Researchers hope to begin larger trials of its effectiveness in west Africa soon

Terry Scott / Alamy

An Ebola vaccine has been shown to be safe but it still has a long road ahead of it

An experiment vaccine against Ebola has produced promising results in its first safety trial in humans. The researchers are now hoping to run Phase II/III trials in west Africa to test the vaccine’s effectiveness.

The candidate vaccine contains segments of Ebola genetic material from two strains of the virus – Sudan and Zaire – delivered by an adenovirus vector that causes the common cold in chimpanzees. Researchers from the National Institutes of Health in Maryland injected 20 healthy adults with the vaccine. The researchers found anti-Ebola antibodies in all 20 volunteers within four weeks of receiving the vaccine. Antibody levels were higher in the half of the group that received a larger vaccine dose.

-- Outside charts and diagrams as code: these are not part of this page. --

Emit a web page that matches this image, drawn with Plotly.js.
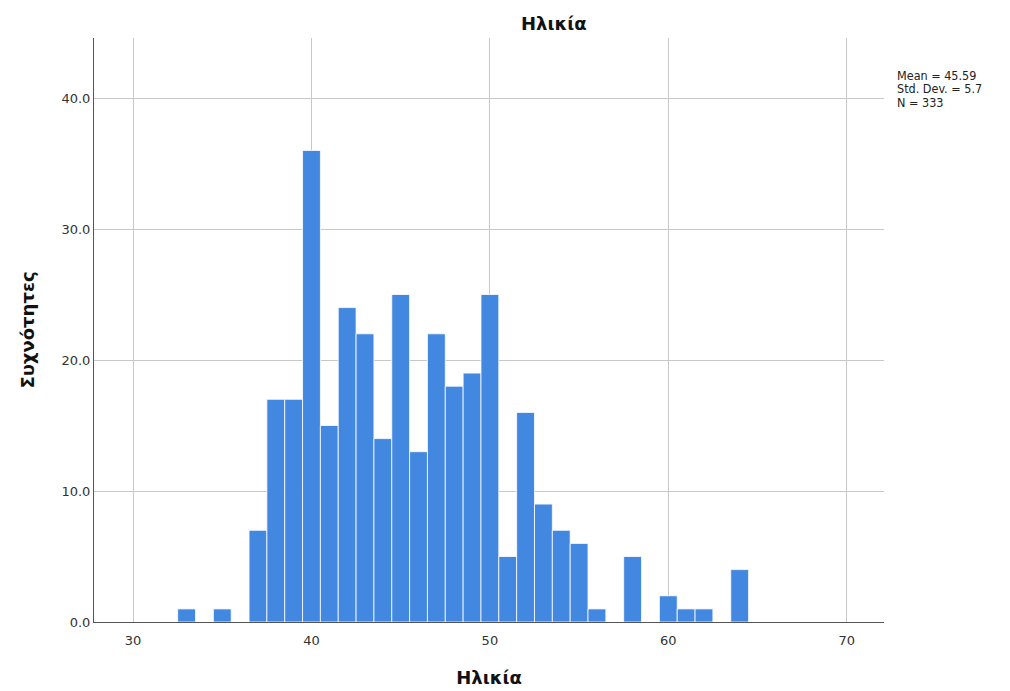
<!DOCTYPE html>
<html>
<head>
<meta charset="utf-8">
<script src="https://cdn.plot.ly/plotly-3.0.1.min.js"></script>
<style>html,body{margin:0;padding:0;background:#fff;}#chart{width:1010px;height:691px;}</style>
</head>
<body>
<div id="chart"></div>
<script>
const ages = [33, 35, 37, 38, 39, 40, 41, 42, 43, 44, 45, 46, 47, 48, 49, 50, 51, 52, 53, 54, 55, 56, 58, 60, 61, 62, 64];
const counts = [1, 1, 7, 17, 17, 36, 15, 24, 22, 14, 25, 13, 22, 18, 19, 25, 5, 16, 9, 7, 6, 1, 5, 2, 1, 1, 4];
const xTicks = [30, 40, 50, 60, 70];
const yTicks = [0, 10, 20, 30, 40];
const yTickText = ["0.0", "10.0", "20.0", "30.0", "40.0"];
const statsLines = ["Mean = 45.59", "Std. Dev. = 5.7", "N = 333"];

const trace = {
  type: 'bar',
  x: ages,
  y: counts,
  width: 1,
  marker: {color: '#4287e0', line: {color: '#ffffff', width: 0.8}},
  hoverinfo: 'x+y'
};

const statsY = [0.9366, 0.9127, 0.8887];
const annotations = statsLines.map((t, i) => ({
  xref: 'paper', yref: 'paper',
  x: 1.015, y: statsY[i],
  xanchor: 'left', yanchor: 'middle',
  align: 'left',
  showarrow: false,
  borderpad: 0,
  text: t,
  font: {family: 'Liberation Sans Narrow, DejaVu Sans Condensed, sans-serif', size: 12.5, color: '#222'}
}));

const layout = {
  width: 1010,
  height: 691,
  margin: {l: 94, r: 126, t: 38, b: 69},
  paper_bgcolor: '#ffffff',
  plot_bgcolor: '#ffffff',
  showlegend: false,
  bargap: 0,
  font: {family: 'DejaVu Sans, Verdana, sans-serif', color: '#222'},
  title: {
    text: '<b>Ηλικία</b>',
    font: {family: 'DejaVu Sans, sans-serif', size: 18, color: '#111'},
    x: 0.582, xanchor: 'center', xref: 'paper',
    y: 0.966, yanchor: 'middle', yref: 'container'
  },
  xaxis: {
    range: [27.81, 72.09],
    tickvals: xTicks,
    ticktext: xTicks.map(String),
    ticks: '',
    showgrid: true,
    gridcolor: '#c8c8c8',
    gridwidth: 1,
    zeroline: false,
    showline: true,
    linecolor: '#555',
    linewidth: 1,
    tickfont: {size: 13, color: '#333'},
    ticklabelstandoff: 6,
    title: {text: '<b>Ηλικία</b>', font: {size: 18, color: '#111'}, standoff: 24}
  },
  yaxis: {
    range: [0, 44.58],
    tickvals: yTicks,
    ticktext: yTickText,
    ticks: '',
    showgrid: true,
    gridcolor: '#c8c8c8',
    gridwidth: 1,
    zeroline: false,
    showline: true,
    linecolor: '#555',
    linewidth: 1,
    tickfont: {size: 13, color: '#333'},
    title: {text: '<b>Συχνότητες</b>', font: {size: 18, color: '#111'}, standoff: 22}
  },
  annotations: annotations
};

Plotly.newPlot('chart', [trace], layout, {displayModeBar: false, staticPlot: true});
</script>
</body>
</html>
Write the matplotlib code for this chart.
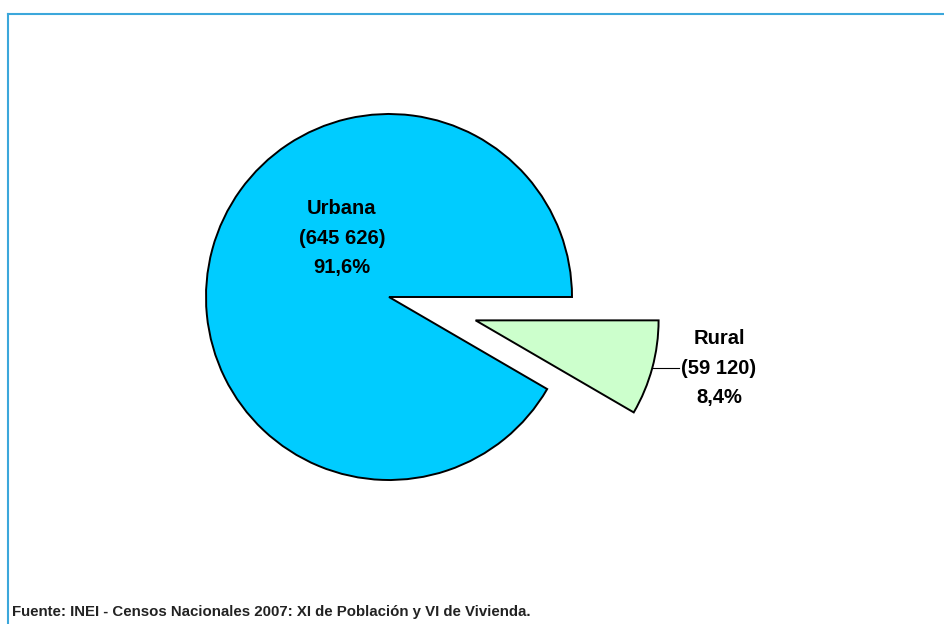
import matplotlib.pyplot as plt
from matplotlib.lines import Line2D
import numpy as np

labels = ['Urbana', 'Rural']
values = [645626, 59120]
colors = ['#00CCFF', '#CCFFCC']
explode_frac = [0, 0.49]
source = 'Fuente: INEI - Censos Nacionales 2007: XI de Población y VI de Vivienda.'

plt.rcParams['font.family'] = ['Liberation Sans Narrow', 'Liberation Sans', 'DejaVu Sans']

fig = plt.figure(figsize=(9.44, 6.24), dpi=100)
ax = fig.add_axes([0, 0, 1, 1])
ax.axis('off')

cx, cy, r = 389, 327, 183
# matplotlib's explode is in data units, so scale by the radius
wedges, _ = ax.pie(values, colors=colors, explode=[e * r for e in explode_frac],
                   startangle=0, counterclock=True, center=(cx, cy), radius=r,
                   wedgeprops=dict(edgecolor='black', linewidth=1.4))
ax.set_xlim(0, 944)
ax.set_ylim(0, 624)
ax.set_aspect('equal')


def fmt_num(v):
    return f'{v:,}'.replace(',', ' ')


total = sum(values)
pcts = [f'{v / total * 100:.1f}%'.replace('.', ',') for v in values]

# Urbana label inside the slice
ax.text(342, 624 - 238, f'{labels[0]}\n({fmt_num(values[0])})\n{pcts[0]}',
        ha='center', va='center', fontsize=14.5, fontweight='bold',
        linespacing=1.7)

# Rural label outside with leader line
w = wedges[1]
mid = np.deg2rad((w.theta1 + w.theta2) / 2)
wx, wy = w.center
ax.plot([wx + r * np.cos(mid), 679], [wy + r * np.sin(mid)] * 2,
        color='black', linewidth=0.8)
ax.text(719, 624 - 368, f'{labels[1]}\n({fmt_num(values[1])})\n{pcts[1]}',
        ha='center', va='center', fontsize=14.5, fontweight='bold',
        linespacing=1.7)

fig.text(12 / 944, 1 - 612 / 624, source, ha='left', va='center',
         fontsize=10.8, fontweight='bold', color='#222222')

# frame lines (top and left only)
fig.add_artist(Line2D([8 / 944, 1], [1 - 14 / 624] * 2,
                      transform=fig.transFigure, color='#3BA7DB', linewidth=1.5))
fig.add_artist(Line2D([8 / 944] * 2, [0, 1 - 14 / 624],
                      transform=fig.transFigure, color='#3BA7DB', linewidth=1.5))

fig.savefig('out.png', dpi=100)
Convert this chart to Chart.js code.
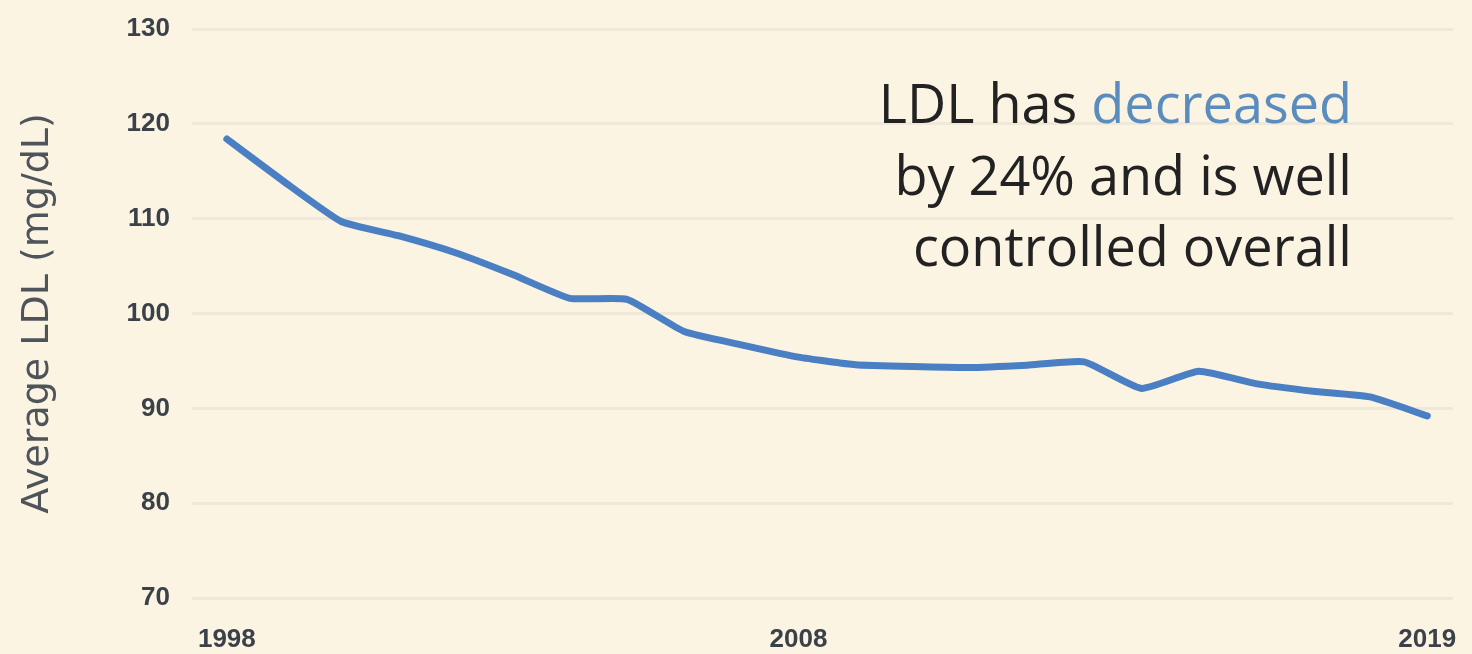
<!DOCTYPE html>
<html>
<head>
<meta charset="utf-8">
<script src="https://cdn.jsdelivr.net/npm/chart.js@4.4.1/dist/chart.umd.min.js"></script>
<style>
  html, body { margin: 0; padding: 0; background: #fbf4e3; }
  #wrap { position: relative; width: 1472px; height: 654px; }
  #c { position: absolute; left: 0; top: 0; }
  #note {
    position: absolute; right: 120px; top: 67px;
    font-family: "Open Sans", sans-serif; font-size: 54px;
    line-height: 71.5px; color: #222222; text-align: right; white-space: nowrap;
  }
  #note .hl { color: #5a8dbd; }
</style>
</head>
<body>
<div id="wrap">
  <canvas id="c" width="1472" height="654"></canvas>
  <div id="note">LDL has <span class="hl">decreased</span><br>by 24% and is well<br>controlled overall</div>
</div>
<script>
// Average LDL by year
const years = [1998, 1999, 2000, 2001, 2002, 2003, 2004, 2005, 2006, 2007, 2008,
               2009, 2010, 2011, 2012, 2013, 2014, 2015, 2016, 2017, 2018, 2019];
const avgLDL = [118.4, 113.9, 109.7, 108.2, 106.4, 104.1, 101.6, 101.5, 98.1, 96.7, 95.4,
                94.6, 94.4, 94.3, 94.55, 94.9, 92.1, 93.9, 92.6, 91.8, 91.2, 89.2];
const xTickYears = [1998, 2008, 2019];
const yTicks = [70, 80, 90, 100, 110, 120, 130];

const points = years.map((yr, i) => ({ x: yr, y: avgLDL[i] }));

const tickFont = { family: 'Liberation Sans', size: 26, weight: 'bold' };

new Chart(document.getElementById('c'), {
  type: 'line',
  data: {
    datasets: [{
      data: points,
      borderColor: '#4a7fc4',
      borderWidth: 7,
      pointRadius: 0,
      tension: 0.15,
      borderCapStyle: 'round',
      borderJoinStyle: 'round',
      fill: false
    }]
  },
  options: {
    responsive: false,
    animation: false,
    layout: { padding: { top: 29, right: 19, bottom: 3, left: 0 } },
    plugins: { legend: { display: false }, tooltip: { enabled: false } },
    scales: {
      x: {
        type: 'linear',
        min: 1997.39,
        max: 2019.45,
        afterBuildTicks: s => { s.ticks = xTickYears.map(v => ({ value: v })); },
        afterFit: s => { s.height = 53; s.paddingLeft = 0; s.paddingRight = 0; },
        ticks: {
          callback: v => String(v),
          font: tickFont,
          color: '#3b4149',
          padding: 26,
          maxRotation: 0,
          autoSkip: false
        },
        grid: { display: false, drawTicks: false },
        border: { display: false }
      },
      y: {
        min: 70,
        max: 130,
        afterBuildTicks: s => { s.ticks = yTicks.map(v => ({ value: v })); },
        afterFit: s => { s.width = 192; s.paddingTop = 0; s.paddingBottom = 0; },
        ticks: {
          font: tickFont,
          color: '#3b4149',
          padding: 22
        },
        grid: { color: '#efe8d8', lineWidth: 3, drawTicks: false },
        border: { display: false },
        title: {
          display: true,
          text: 'Average LDL (mg/dL)',
          font: { family: 'DejaVu Sans', size: 38 },
          color: '#4f545b',
          padding: { top: 15, bottom: 0 }
        }
      }
    }
  },
  plugins: [{
    id: 'bg',
    beforeDraw: ch => {
      const ctx = ch.ctx;
      ctx.save();
      ctx.fillStyle = '#fbf4e3';
      ctx.fillRect(0, 0, ch.width, ch.height);
      ctx.restore();
    }
  }]
});
</script>
</body>
</html>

The investigators also found the vaccine increased production of T cells, including CD8 T cells, which they think may be an important part of protection from Ebola. Four weeks after vaccination, CD8 T cells were detected in two volunteers who had received the lower dose vaccine and in seven of those who had received the higher dose.

‘We know from previous studies in non-human primates that CD8 T cells played a crucial role in protecting animals that had been vaccinated with this vaccine and then exposed to otherwise lethal amounts of Ebola virus,’ says Julie Ledgerwood, the trial’s principal investigator.

There were no serious adverse effects observed in any of the volunteers, although two people who received the higher dose vaccine did develop a brief fever within a day of vaccination.

The vaccine was developed collaboratively by scientists at the NIH’s National Institute of Allergy and Infectious Diseases (NIAID), and at Okairos, a biotechnology company acquired by GlaxoSmithKline (GSK).

Safety tests of a monovalent vaccine which targets only the Zaire species of Ebola, also developed by GSK and the NIAID, began in October at several sites, including Switzerland, the UK and Mali.

The results are very reassuring and the NIH team are to be congratulated on providing results so quickly, says Adrian Hill, director of the Jenner Institute at the University of Oxford, UK. The trial only started in September.

‘Data from trials being carried out in Africa will be key to see if the vaccine has a similar profile in populations most at risk from Ebola,’ comments Jonathan Ball, professor of molecular virology at the University of Nottingham. ‘We don’t know if the immunity seen in vaccinated people is protective, nor if the other vaccines in development will perform better. This is what Phase II trials will tell us and the design and roll-out of these will be the next key issue to resolve.’

Test spots Ebola six times faster

A test for Ebola that takes just 15 minutes to deliver a result is to be trialled in Guinea. The standard technique used to test for the Ebola virus takes between two to six hours in a laboratory, according to World Health Organization estimates. Faster testing would help with infection control and early treatment.

Like other tests, the new version detects the genetic material of the virus. The pilot trial will test whether the reagents are safe and effective to use with Ebola patients’ blood and saliva samples. Significantly, researchers at the Pasteur Institute in Dakar, Senegal, will run the tests using a ‘mobile suitcase laboratory’, making it suitable for use in poorly resourced, remote hospitals. The reagents used in the test are available as dried pellets and can be used and transported at room temperature.

The trial is one of six projects jointly funded by the Wellcome Trust and the UK government.